* _Job_
Copy the material below verbatim from the line with "Write the Altair code for this chart." to the line with "import pandas as pd", both lines included, omitting pictures and every line outside that range.

* _Working data_
━━━━━━━━

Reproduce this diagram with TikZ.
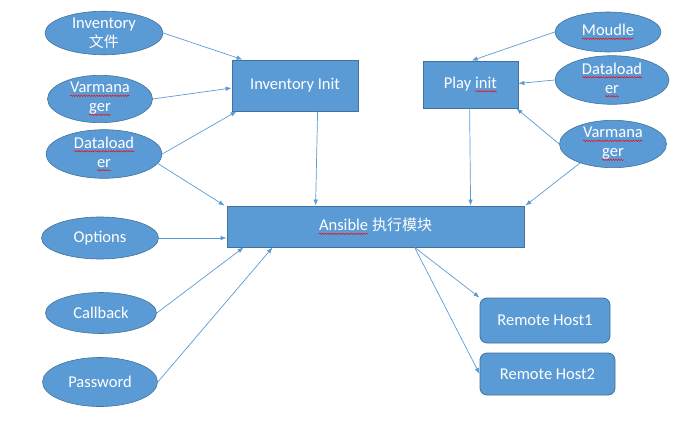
\documentclass[tikz,border=0pt]{standalone}
\usepackage{fontspec}
\setmainfont{Carlito}
\newfontfamily\cjk{Noto Sans CJK SC}
\usetikzlibrary{shapes.geometric,arrows.meta,calc,decorations.pathmorphing}
\definecolor{fillb}{HTML}{5B9BD5}
\definecolor{edgeb}{HTML}{41719C}
\definecolor{lineb}{HTML}{5B9BD5}
\newcommand\sq[1]{\tikz[baseline=(sqt.base),x=1pt,y=1pt]{\node[shape=rectangle,draw=none,fill=none,minimum width=0pt,minimum height=0pt,inner sep=0pt,outer sep=0pt,text=white,align=left] (sqt) {#1};
  \draw[red,line width=0.45pt,decorate,decoration={snake,amplitude=0.7pt,segment length=2.6pt}]
  ([yshift=-3pt]sqt.base west) -- ([yshift=-3pt]sqt.base east);}}
\tikzset{
  ell/.style={ellipse,draw=edgeb,fill=fillb,text=white,inner sep=0pt,align=center,line width=0.6pt,
    font=\fontsize{16.5}{19}\selectfont},
  boxn/.style={rectangle,draw=edgeb,fill=fillb,text=white,inner sep=0pt,align=center,line width=0.8pt,
    font=\fontsize{16.5}{19}\selectfont},
  rbox/.style={boxn,rounded corners=7pt},
  conn/.style={draw=lineb,line width=0.7pt,-{Latex[length=6pt,width=4.5pt]}}
}
\begin{document}
\begin{tikzpicture}[x=1pt,y=-1pt]
\useasboundingbox (0,0) rectangle (681,428);
% ellipses left
\node[ell,minimum width=118pt,minimum height=43pt] (inv) at (104,33) {Inventory\\{\cjk\fontsize{15}{19}\selectfont 文件}};
\node[ell,minimum width=105pt,minimum height=40pt] (vm1) at (100,99) {\sq{Varmana}\\\sq{ger}};
\node[ell,minimum width=116pt,minimum height=40pt] (dl1) at (104,154) {\sq{Dataload}\\\sq{er}};
\node[ell,minimum width=117pt,minimum height=42pt] (opt) at (100,238) {Options};
\node[ell,minimum width=111pt,minimum height=41pt] (cb) at (101,313) {Callback};
\node[ell,minimum width=115pt,minimum height=49pt] (pw) at (100,382) {Password};
% ellipses right
\node[ell,minimum width=106pt,minimum height=40pt] (mo) at (608,32) {\sq{Moudle}};
\node[ell,minimum width=114pt,minimum height=39pt] (dl2) at (612,80) {\sq{Dataload}\\\sq{er}};
\node[ell,minimum width=107pt,minimum height=40pt] (vm2) at (613,144) {\sq{Varmana}\\\sq{ger}};
% boxes
\node[boxn,minimum width=126pt,minimum height=51pt] (ii) at (295,85.5) {Inventory Init};
\node[boxn,minimum width=95pt,minimum height=47pt] (pi) at (470.5,84.5) {Play \sq{init}};
\node[boxn,minimum width=297pt,minimum height=41pt] (ans) at (375.5,226.5) {\sq{Ansible} {\cjk\fontsize{15}{19}\selectfont 执行模块}};
\node[rbox,minimum width=130pt,minimum height=45pt] (rh1) at (545,320.5) {Remote Host1};
\node[rbox,minimum width=135pt,minimum height=42pt] (rh2) at (547.5,374) {Remote Host2};
% connectors
\draw[conn] (inv.east) -- ([xshift=11pt]ii.north west);
\draw[conn] (vm1.east) -- ([yshift=-2.5pt]ii.west);
\draw[conn] (dl1.east) -- ([xshift=5pt]ii.south west);
\draw[conn] (dl1.-10) -- ([xshift=-2pt]ans.north west);
\draw[conn] (opt.east) -- ([yshift=-11.5pt]ans.west);
\draw[conn] (cb.east) -- ([xshift=17pt]ans.south west);
\draw[conn] (pw.east) -- ([xshift=46pt]ans.south west);
\draw[conn] ([xshift=86pt]ii.south west) -- ([xshift=89pt]ans.north west);
\draw[conn] ([xshift=47pt]pi.south west) -- ([xshift=244pt]ans.north west);
\draw[conn] (mo.west) -- ([xshift=49pt]pi.north west);
\draw[conn] (dl2.west) -- ([yshift=1pt]pi.east);
\draw[conn] (vm2.west) -- ([xshift=-2pt]pi.south east);
\draw[conn] (vm2.-150) -- ([xshift=1pt]ans.north east);
\draw[conn] ([xshift=188pt]ans.south west) -- (rh1.north west);
\draw[conn] ([xshift=188pt]ans.south west) -- (rh2.west);
\end{tikzpicture}
\end{document}
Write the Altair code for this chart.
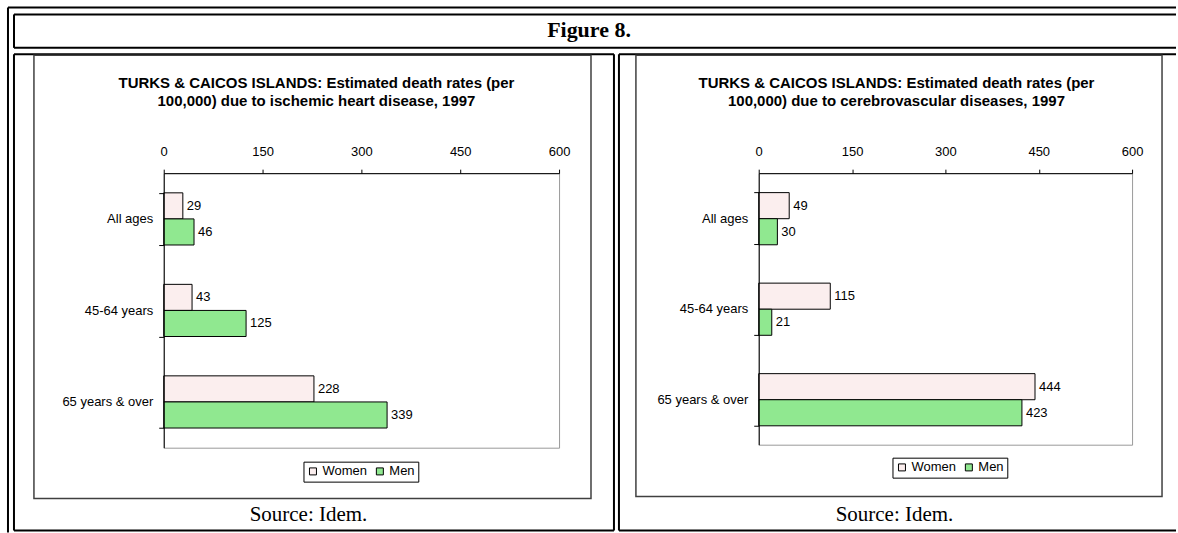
import altair as alt
import pandas as pd

# ---------------- data ----------------
categories = ["All ages", "45-64 years", "65 years & over"]
sexes = ["Women", "Men"]
ihd_women = [29, 43, 228]
ihd_men = [46, 125, 339]
cvd_women = [49, 115, 444]
cvd_men = [30, 21, 423]
x_ticks = [0, 150, 300, 450, 600]
title_ihd = ["TURKS & CAICOS ISLANDS: Estimated death rates (per",
             "100,000) due to ischemic heart disease, 1997"]
title_cvd = ["TURKS & CAICOS ISLANDS: Estimated death rates (per",
             "100,000) due to cerebrovascular diseases, 1997"]
fig_title = "Figure 8."
source_text = "Source: Idem."

SANS = "Liberation Sans"
SERIF = "Liberation Serif"
FS = 13
sex_colors = ["#fbeeee", "#90e890"]


def table(women, men):
    rows = []
    for c, a, b in zip(categories, women, men):
        rows.append({"age": c, "sex": "Women", "rate": a})
        rows.append({"age": c, "sex": "Men", "rate": b})
    return pd.DataFrame(rows)


one = alt.Data(values=[{"k": 1}])


def deco(ox, oy):
    """helpers that place decoration marks in page pixel coordinates"""
    def hline(x1, x2, y, color="black", w=2):
        return alt.Chart(one).mark_rule(color=color, strokeWidth=w).encode(
            x=alt.value(x1 - ox), x2=alt.value(x2 - ox), y=alt.value(y - oy))

    def vline(x, y1, y2, color="black", w=2):
        return alt.Chart(one).mark_rule(color=color, strokeWidth=w).encode(
            x=alt.value(x - ox), y=alt.value(y1 - oy), y2=alt.value(y2 - oy))

    def box(x1, y1, x2, y2, color="black", w=2):
        return alt.Chart(one).mark_rect(stroke=color, strokeWidth=w, fill="white",
                                        fillOpacity=0).encode(
            x=alt.value(x1 - ox), x2=alt.value(x2 - ox),
            y=alt.value(y1 - oy), y2=alt.value(y2 - oy))

    def text(s, x, y, font=SANS, size=FS, bold=False):
        return alt.Chart(one).mark_text(font=font, fontSize=size,
                                        fontWeight="bold" if bold else "normal",
                                        color="black", align="center",
                                        baseline="middle").encode(
            x=alt.value(x - ox), y=alt.value(y - oy), text=alt.value(s))
    return hline, vline, box, text


def panel(df, width, height, ox, oy, legend_xy, extra_layers):
    y_enc = alt.Y("age:N", sort=categories,
                  scale=alt.Scale(paddingInner=0.43, paddingOuter=0.215),
                  axis=alt.Axis(title=None, tickBand="extent", tickSize=5,
                                labelPadding=6, domainColor="black",
                                tickColor="black", labelColor="black",
                                labelFont=SANS, labelFontSize=FS, zindex=1))
    x_enc = alt.X("rate:Q", scale=alt.Scale(domain=[0, 600]),
                  axis=alt.Axis(orient="top", values=x_ticks, title=None,
                                grid=False, tickSize=4, labelPadding=11,
                                labelFlush=False,
                                domainColor="black", tickColor="black",
                                labelColor="black", labelFont=SANS,
                                labelFontSize=FS, zindex=1))
    yoff = alt.YOffset("sex:N", sort=sexes,
                       scale=alt.Scale(paddingInner=0, paddingOuter=0))
    color = alt.Color("sex:N", sort=sexes,
                      scale=alt.Scale(domain=sexes, range=sex_colors),
                      legend=alt.Legend(title=None, orient="none",
                                        legendX=legend_xy[0] - ox,
                                        legendY=legend_xy[1] - oy,
                                        direction="horizontal",
                                        strokeColor="black", padding=3,
                                        fillColor="white",
                                        symbolType="square", symbolSize=49,
                                        symbolStrokeColor="black",
                                        symbolStrokeWidth=1,
                                        labelFont=SANS, labelFontSize=FS,
                                        labelColor="black", labelOffset=3,
                                        columnPadding=6))
    base = alt.Chart(df)
    bars = base.mark_bar(stroke="black", strokeWidth=1).encode(
        x=x_enc, y=y_enc, yOffset=yoff, color=color)
    labels = base.mark_text(align="left", baseline="middle", dx=4,
                            font=SANS, fontSize=FS, color="black").encode(
        x="rate:Q", y=alt.Y("age:N", sort=categories), yOffset=yoff,
        text="rate:Q")
    return alt.layer(*extra_layers, bars, labels).properties(
        width=width, height=height)


# ---------------- left panel ----------------
LOX, LOY = 163, 172
hl, vl, bx, tx = deco(LOX, LOY)
left_extra = [
    bx(0, 0, 1178, 533, color="white", w=0),
    # outer table double border
    hl(7, 1177, 6), vl(7, 6, 532),
    hl(13, 1177, 13), vl(13, 13, 46.5), hl(13, 1177, 46.5),
    tx(fig_title, 589, 29, font=SERIF, size=22, bold=True),
    # left cell
    hl(13, 614, 53), vl(13, 53, 530), vl(614, 53, 530), hl(13, 614, 530),
    # right cell
    hl(619, 1177, 53), vl(619, 53, 530), hl(619, 1177, 530),
    # left chart area frame
    bx(33, 54, 591, 498, color="#404040", w=1.5),
    tx(title_ihd[0], 316, 82, size=15, bold=True),
    tx(title_ihd[1], 316, 100, size=15, bold=True),
    tx(source_text, 308, 514, font=SERIF, size=21),
]
left = panel(table(ihd_women, ihd_men), 396, 275, LOX, LOY,
             (303, 461), left_extra)

# ---------------- right panel ----------------
ROX, ROY = 759, 172
hl2, vl2, bx2, tx2 = deco(ROX, ROY)
right_extra = [
    bx2(636, 54, 1163, 496, color="#404040", w=1.5),
    tx2(title_cvd[0], 897, 82, size=15, bold=True),
    tx2(title_cvd[1], 897, 100, size=15, bold=True),
    tx2(source_text, 895, 514, font=SERIF, size=21),
]
right = panel(table(cvd_women, cvd_men), 374, 272, ROX, ROY,
              (893, 457), right_extra)

chart = alt.hconcat(left, right, spacing=200, bounds="flush").resolve_scale(
    color="independent").resolve_legend(color="independent").properties(
    padding=0, background="white").configure_view(
    stroke="#9a9a9a", strokeWidth=1)

chart.save("out.html", embed_options={"renderer": "svg", "actions": False})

━━━━━━━━

* _Complete answer_
Write the Altair code for this chart.
import altair as alt
import pandas as pd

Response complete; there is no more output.